Online accounts are retarded, we have many applications/solutions that are fully offline always ( only a local network application hosted locally in IIS) , only get turned online on demand (physically).

It is handled a bit differently in business/enterprise versions of the OS but yeah in a business context online accounts are often stupid. We operate quite a bit of closed, offline, production systems, etc.

We ended up moving anything customer facing to some flavour of nix - I'm not really sure of the details as it is outside of my role - Windows 10 was totally tragic in that context with significant numbers of instances of loss of foreground application focus, notifications or inappropriate modal dialogues, etc. which was never an issue with whatever version of Windows they had on there before - I'm not really aware of what went on there but there was some incidents which provoked the movement of the systems to some variant of nix.

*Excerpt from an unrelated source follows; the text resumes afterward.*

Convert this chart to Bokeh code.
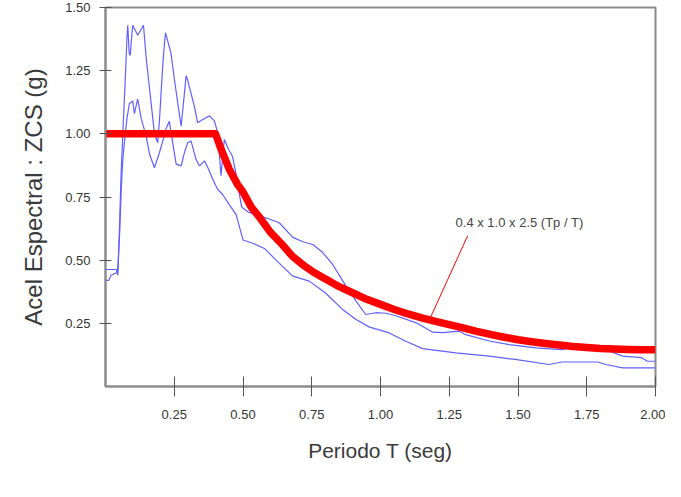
from bokeh.plotting import figure
from bokeh.models import Range1d, FixedTicker, NumeralTickFormatter, Label, Title
from bokeh.embed import file_html
from bokeh.resources import INLINE

# ---- data ----
upper_T = [0.000, 0.040, 0.045, 0.050, 0.057, 0.065, 0.072, 0.078, 0.081, 0.086, 0.090, 0.094, 0.099,
           0.108, 0.117, 0.128, 0.138, 0.148, 0.158, 0.166, 0.178, 0.190, 0.196, 0.202, 0.210, 0.218,
           0.228, 0.238, 0.250, 0.263, 0.275, 0.287, 0.293, 0.297, 0.311, 0.323, 0.335, 0.354, 0.378,
           0.396, 0.408, 0.420, 0.432, 0.447, 0.462, 0.475, 0.487, 0.495, 0.520, 0.547, 0.590, 0.632,
           0.681, 0.720, 0.754, 0.790, 0.826, 0.874, 0.910, 0.946, 0.983, 1.020, 1.056, 1.130, 1.190,
           1.226, 1.286, 1.310, 1.395, 1.468, 1.565, 1.660, 1.710, 1.795, 1.820, 1.880, 1.950, 1.970, 2.000]
upper_S = [0.463, 0.463, 0.440, 0.600, 0.850, 1.050, 1.220, 1.380, 1.430, 1.320, 1.310, 1.370, 1.430,
           1.410, 1.390, 1.410, 1.430, 1.300, 1.200, 1.120, 1.000, 0.965, 1.050, 1.160, 1.300, 1.400,
           1.360, 1.320, 1.220, 1.120, 1.030, 1.160, 1.230, 1.220, 1.160, 1.110, 1.044, 1.057, 1.071,
           1.051, 1.005, 0.834, 0.978, 0.940, 0.910, 0.840, 0.760, 0.710, 0.690, 0.680, 0.665, 0.648,
           0.590, 0.572, 0.562, 0.530, 0.483, 0.398, 0.340, 0.285, 0.292, 0.290, 0.280, 0.252, 0.215,
           0.213, 0.219, 0.205, 0.180, 0.166, 0.153, 0.146, 0.160, 0.160, 0.146, 0.120, 0.114, 0.100, 0.100]

lower_T = [0.000, 0.012, 0.020, 0.040, 0.045, 0.052, 0.058, 0.063, 0.070, 0.078, 0.087, 0.099, 0.105,
           0.117, 0.130, 0.148, 0.160, 0.178, 0.196, 0.208, 0.220, 0.232, 0.245, 0.257, 0.275, 0.288,
           0.299, 0.311, 0.329, 0.342, 0.360, 0.375, 0.390, 0.408, 0.426, 0.450, 0.475, 0.500, 0.540,
           0.580, 0.620, 0.681, 0.741, 0.800, 0.862, 0.911, 0.960, 1.030, 1.090, 1.153, 1.274, 1.395,
           1.490, 1.613, 1.660, 1.790, 1.820, 1.880, 2.000]
lower_S = [0.420, 0.420, 0.440, 0.450, 0.470, 0.620, 0.800, 0.900, 0.980, 1.060, 1.120, 1.130, 1.080,
           1.137, 1.060, 0.990, 0.920, 0.866, 0.925, 0.970, 1.020, 1.050, 0.960, 0.880, 0.873, 0.930,
           0.965, 0.972, 0.899, 0.873, 0.893, 0.860, 0.820, 0.780, 0.760, 0.720, 0.680, 0.580, 0.565,
           0.545, 0.500, 0.437, 0.417, 0.370, 0.305, 0.265, 0.235, 0.213, 0.180, 0.150, 0.133, 0.120,
           0.107, 0.087, 0.097, 0.097, 0.087, 0.074, 0.074]

design_T = [0.00, 0.40, 0.42, 0.45, 0.48, 0.50, 0.53, 0.56, 0.60, 0.64, 0.68, 0.72, 0.76, 0.80, 0.85,
            0.90, 0.95, 1.00, 1.05, 1.10, 1.15, 1.20, 1.25, 1.30, 1.35, 1.40, 1.45, 1.50, 1.55, 1.60,
            1.65, 1.70, 1.75, 1.80, 1.85, 1.90, 1.95, 2.00]
design_S = [1.000, 1.000, 0.940, 0.860, 0.800, 0.770, 0.710, 0.670, 0.610, 0.565, 0.515, 0.480, 0.450,
            0.425, 0.395, 0.370, 0.345, 0.325, 0.305, 0.287, 0.272, 0.258, 0.245, 0.232, 0.218, 0.206,
            0.195, 0.185, 0.177, 0.170, 0.164, 0.158, 0.154, 0.150, 0.148, 0.146, 0.145, 0.145]

x_ticks = [0.25, 0.50, 0.75, 1.00, 1.25, 1.50, 1.75, 2.00]
y_ticks = [0.25, 0.50, 0.75, 1.00, 1.25, 1.50]

annot_text = "0.4 x 1.0 x 2.5 (Tp / T)"
x_title = "Periodo T (seg)"
y_title = "Acel Espectral : ZCS (g)"

# ---- figure ----
p = figure(width=665, height=481, output_backend="svg", toolbar_location=None,
           x_range=Range1d(0, 2.0), y_range=Range1d(0, 1.5),
           min_border_left=105, min_border_right=10, min_border_top=7, min_border_bottom=95)
p.background_fill_color = "white"
p.border_fill_color = "white"
p.outline_line_color = "#8c8c8c"
p.outline_line_width = 2
p.xgrid.visible = False
p.ygrid.visible = False

FONT = "Liberation Sans"
for ax in (p.xaxis[0], p.yaxis[0]):
    ax.axis_line_color = "#8c8c8c"
    ax.axis_line_width = 2
    ax.major_tick_line_color = "#555555"
    ax.major_tick_line_width = 1
    ax.minor_tick_line_color = None
    ax.major_label_text_font = FONT
    ax.major_label_text_font_size = "13px"
    ax.major_label_text_color = "#333333"
    ax.formatter = NumeralTickFormatter(format="0.00")

p.xaxis.ticker = FixedTicker(ticks=x_ticks)
p.yaxis.ticker = FixedTicker(ticks=y_ticks)
p.xaxis.major_tick_in = 10
p.xaxis.major_tick_out = 10
p.xaxis.major_label_standoff = 13
p.yaxis.major_tick_in = 6
p.yaxis.major_tick_out = 6
p.yaxis.major_label_standoff = 9

blue = "#6060ff"
p.line(upper_T, upper_S, line_color=blue, line_width=1.2)
p.line(lower_T, lower_S, line_color=blue, line_width=1.2)
p.line(design_T, design_S, line_color="#ff0000", line_width=7.5, line_join="round")

# leader line of the annotation
p.segment(x0=[1.317], y0=[0.597], x1=[1.178], y1=[0.264], line_color="#ff0000", line_width=1)
p.add_layout(Label(x=1.273, y=0.648, text=annot_text, text_font=FONT,
                   text_font_size="13px", text_color="#444444",
                   text_align="left", text_baseline="middle"))

# axis titles
p.add_layout(Title(text=x_title, align="center", offset=-18, standoff=31,
                   text_font=FONT, text_font_size="21px", text_font_style="normal",
                   text_color="#3a3a3a"), "below")
p.add_layout(Title(text=y_title, align="center", offset=15, standoff=31,
                   text_font=FONT, text_font_size="24px", text_font_style="normal",
                   text_color="#3a3a3a"), "left")

open("out.html", "w").write(file_html(p, INLINE))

Surprised not more people do it, because you have your own OS+software and files easily with you on any pc and don't have to use whatever is already on the pc? Or if you like building pc's and buy and sell them and don't have a ''fixed'' pc for yourself, you just want to boot whatever is avialable on your desk at that moment?
It's actually doable quite easily with a bootable USB drive and an installation that is pre-loaded with many drivers.

Additionally, on sata, a drive configured on IDE/Legacy will usually work on any other mainboard, and an AHCI installation will usually work on any other board where the same MS AHCI drivers work.

Can't say it is something I've ever really done - I've a couple of Windows 2 Go builds on USB, one for troubleshooting and another for software/file convenience but mostly I just use a GPD Pocket mini laptop so I have my software and files, etc. to hand within my own control (annoyingly have to use Windows 10 on the Pocket which renders it less useful than it could be - far too many times I've ended up turning to my older Windows 8 tablet because the Pocket is too busy doing whatever maintenance or updates related tasks when I switch it on - and being a portable system used in the wild I don't like to disable too much, like I do on my desktop Windows 10 systems, for security reasons).